In case I do add read-group awareness, I am curious. How many read-groups would be sufficient for your samples?
Thanks Greg
Hi Greg,
Thanks for your reply. I typically uses samblaster in a pipe when reads are still grouped by id not position sorted: https://gitlab.com/tangming2005/snakemake_DNAseq_pipeline/blob/lancet/Snakefile#L297 but that's for samples with a single read group.
if there are multiple read groups, I have to align by @RG first for each bam, merge the bam (note that picard MergeSamFiles can handle the readgroup as well, while samtools merge infer readgroup from filename which may not be what you want) https://gitlab.com/tangming2005/snakemake_DNAseq_pipeline/blob/multiRG/Snakefile#L362
and then mark duplicates using Picard markduplicates https://gitlab.com/tangming2005/snakemake_DNAseq_pipeline/blob/multiRG/Snakefile#L397
For this particular set of samples, I have 5 read groups. I think usually it is from a flow-cell with 8 lanes, so usually 8 is enough? Does the number of readgroup affect the implementation?
picard markduplicates uses 50G ram for a 20G WES bam, which is just way too big... for WGS, I have to split by chromosome and do the markduplicates.( I do indel realign, base recalibration and mutect call by chromosome anyways...)
Thanks again! Tommy
Yes, breaking the position sorted files by chromosome is an old trick to either saves on resources, or increase parallelism if you have large enough machines (or both).
If you can combine all the reads from each read-group separately before alignment, then use samblaster to mark duplicates as usual, you will be marking each read-group independently as desired. If so, I don't see why you would need to re mark duplicates at the end. Does that solve your problem?

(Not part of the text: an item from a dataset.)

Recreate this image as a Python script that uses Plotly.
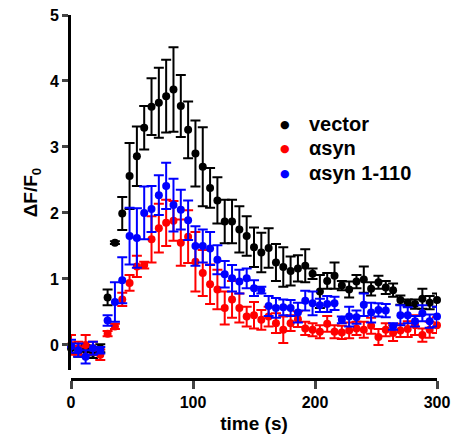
import plotly.graph_objects as go

time_s = [0, 6, 12, 18, 24, 30, 36, 42, 48, 54, 60, 66, 72, 78, 84, 90, 96, 102, 108, 114,
          120, 126, 132, 138, 144, 150, 156, 162, 168, 174, 180, 186, 192, 198, 204, 210,
          216, 222, 228, 234, 240, 246, 252, 258, 264, 270, 276, 282, 288, 294, 300]

vector_mean = [-0.05, -0.10, -0.08, -0.12, -0.05, 0.72, 1.55, 1.99, 2.56, 2.86, 3.29, 3.61, 3.67,
               3.77, 3.87, 3.62, 3.26, 2.90, 2.70, 2.38, 2.19, 1.87, 1.87, 1.75, 1.65, 1.48,
               1.40, 1.47, 1.25, 1.18, 1.12, 1.16, 1.20, 1.08, 0.81, 0.97, 1.05, 0.90, 0.84,
               0.96, 0.99, 0.85, 0.95, 0.87, 0.83, 0.68, 0.64, 0.62, 0.70, 0.64, 0.68]
vector_sem = [0.08, 0.08, 0.08, 0.08, 0.06, 0.12, 0.02, 0.25, 0.50, 0.45, 0.33, 0.43, 0.53,
              0.55, 0.64, 0.47, 0.43, 0.50, 0.60, 0.30, 0.35, 0.33, 0.33, 0.35, 0.30, 0.30,
              0.30, 0.30, 0.28, 0.30, 0.22, 0.20, 0.25, 0.08, 0.25, 0.12, 0.20, 0.07, 0.12,
              0.10, 0.20, 0.10, 0.10, 0.10, 0.10, 0.07, 0.05, 0.07, 0.15, 0.10, 0.10]

asyn_mean = [0.00, -0.05, 0.00, -0.05, -0.15, 0.17, 0.28, 0.69, 0.94, 1.19, 1.21, 1.60, 1.77,
             1.85, 1.88, 1.55, 1.64, 1.26, 1.09, 0.92, 0.84, 0.56, 0.69, 0.56, 0.43, 0.45,
             0.38, 0.43, 0.33, 0.23, 0.33, 0.39, 0.25, 0.23, 0.20, 0.32, 0.20, 0.19, 0.22,
             0.25, 0.23, 0.29, 0.12, 0.23, 0.18, 0.22, 0.24, 0.30, 0.15, 0.23, 0.30]
asyn_sem = [0.15, 0.10, 0.15, 0.10, 0.08, 0.04, 0.04, 0.10, 0.12, 0.16, 0.05, 0.35, 0.37,
            0.35, 0.30, 0.35, 0.40, 0.45, 0.35, 0.30, 0.30, 0.25, 0.28, 0.22, 0.15, 0.20,
            0.15, 0.15, 0.15, 0.20, 0.12, 0.12, 0.10, 0.10, 0.10, 0.12, 0.10, 0.10, 0.12,
            0.10, 0.12, 0.12, 0.12, 0.10, 0.12, 0.10, 0.12, 0.15, 0.10, 0.12, 0.12]

asyn110_mean = [-0.02, -0.08, -0.18, -0.05, -0.08, 0.37, 0.65, 0.98, 1.65, 1.62, 2.00, 2.06,
                2.27, 2.41, 2.12, 2.05, 1.89, 1.50, 1.50, 1.46, 1.29, 1.07, 1.01, 0.96, 1.01,
                0.86, 0.83, 0.59, 0.56, 0.57, 0.56, 0.49, 0.67, 0.63, 0.60, 0.62, 0.63, 0.38,
                0.43, 0.42, 0.61, 0.49, 0.53, 0.52, 0.28, 0.45, 0.45, 0.36, 0.48, 0.36, 0.43]
asyn110_sem = [0.10, 0.10, 0.10, 0.10, 0.05, 0.08, 0.30, 0.35, 0.43, 0.45, 0.40, 0.35, 0.30,
               0.35, 0.40, 0.30, 0.30, 0.30, 0.25, 0.25, 0.22, 0.20, 0.20, 0.18, 0.15, 0.12,
               0.05, 0.15, 0.15, 0.12, 0.12, 0.15, 0.15, 0.18, 0.10, 0.12, 0.10, 0.05, 0.15,
               0.10, 0.17, 0.15, 0.10, 0.10, 0.05, 0.15, 0.12, 0.08, 0.12, 0.10, 0.15]

series_names = ["vector", "αsyn", "αsyn 1-110"]
series_colors = ["#000000", "#ff0000", "#0000ff"]
means = [vector_mean, asyn_mean, asyn110_mean]
sems = [vector_sem, asyn_sem, asyn110_sem]

x_ticks = [0, 100, 200, 300]
y_ticks = [0, 1, 2, 3, 4, 5]

FONT = "Liberation Sans, Arial, sans-serif"

fig = go.Figure()
for name, color, m, e in zip(series_names, series_colors, means, sems):
    fig.add_trace(go.Scatter(
        x=time_s, y=m, mode="markers", name=name, showlegend=False,
        marker=dict(color=color, size=8),
        error_y=dict(type="data", array=e, visible=True, color=color, thickness=2, width=5),
        cliponaxis=False,
    ))

# legend built as text annotations (paper coordinates)
legend_rows_y = [0.7005, 0.6346, 0.5659]
annotations = []
for name, color, yy in zip(series_names, series_colors, legend_rows_y):
    annotations.append(dict(xref="paper", yref="paper", x=0.5847, y=yy, xanchor="center",
                            yanchor="middle", showarrow=False, text="●",
                            font=dict(family="DejaVu Sans", size=11, color=color)))
    annotations.append(dict(xref="paper", yref="paper", x=0.6448, y=yy, xanchor="left",
                            yanchor="middle", showarrow=False, text=name,
                            font=dict(family=FONT, size=20, color="black", weight="bold")))

fig.update_layout(
    width=452, height=445,
    margin=dict(l=71, r=15, t=15, b=66, autoexpand=False),
    paper_bgcolor="white", plot_bgcolor="white",
    font=dict(family=FONT, color="black", size=16, weight="bold"),
    showlegend=False,
    annotations=annotations,
    xaxis=dict(range=[0, 300], tickvals=x_ticks, ticks="outside", ticklen=8, tickwidth=3,
               showline=True, linewidth=3, linecolor="black", showgrid=False, zeroline=False,
               anchor="free", position=0, automargin=False,
               tickfont=dict(family=FONT, size=16, weight="bold"),
               title=dict(text="time (s)", standoff=6,
                          font=dict(family=FONT, size=19, weight="bold"))),
    yaxis=dict(range=[-0.38, 5], tickvals=y_ticks, ticks="outside", ticklen=6, tickwidth=3,
               domain=[9 / 364, 1], automargin=False,
               showline=True, linewidth=3, linecolor="black", showgrid=False, zeroline=False,
               tickfont=dict(family=FONT, size=16, weight="bold"),
               title=dict(text="ΔF/F<sub>0</sub>", standoff=8,
                          font=dict(family=FONT, size=19, weight="bold"))),
)

fig.write_html("out.html")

Hi @GregoryFaust, thanks again.
From the link https://software.broadinstitute.org/gatk/documentation/article.php?id=3060
- Merge read groups and mark duplicates per sample (aggregation + dedup) Once you have pre-processed each read group individually, you merge read groups belonging to >the same sample into a single BAM file. You can do this as a standalone step, bur for the sake of >efficiency we combine this with the per-readgroup duplicate marking step (it's simply a matter of >passing the multiple inputs to MarkDuplicates in a single command).
The example data becomes:
sampleA.merged.dedup.bam sampleB.merged.dedup.bam To be clear, this is the round of marking duplicates that matters. It eliminates PCR duplicates (arising from library preparation) across all lanes in addition to optical duplicates (which are by definition only per-lane).
if the same library is sequenced in different lanes, one wants to merge the bam per lane and then markduplicates.
https://www.biostars.org/p/57143/ and it seems one can skip the per lane markduplicates and only do it for the merged bam. https://gatkforums.broadinstitute.org/gatk/discussion/6199/picard-mark-duplicates-handling-of-library-information
Tommy
Hi,
Is samblaster read group aware? I am following GATK best practice. https://software.broadinstitute.org/gatk/documentation/article.php?id=3060
Picard Mark Duplicates handles that. want to know if samblaster handles that as well. https://gatkforums.broadinstitute.org/gatk/discussion/6199/picard-mark-duplicates-handling-of-library-information
Thanks! Tommy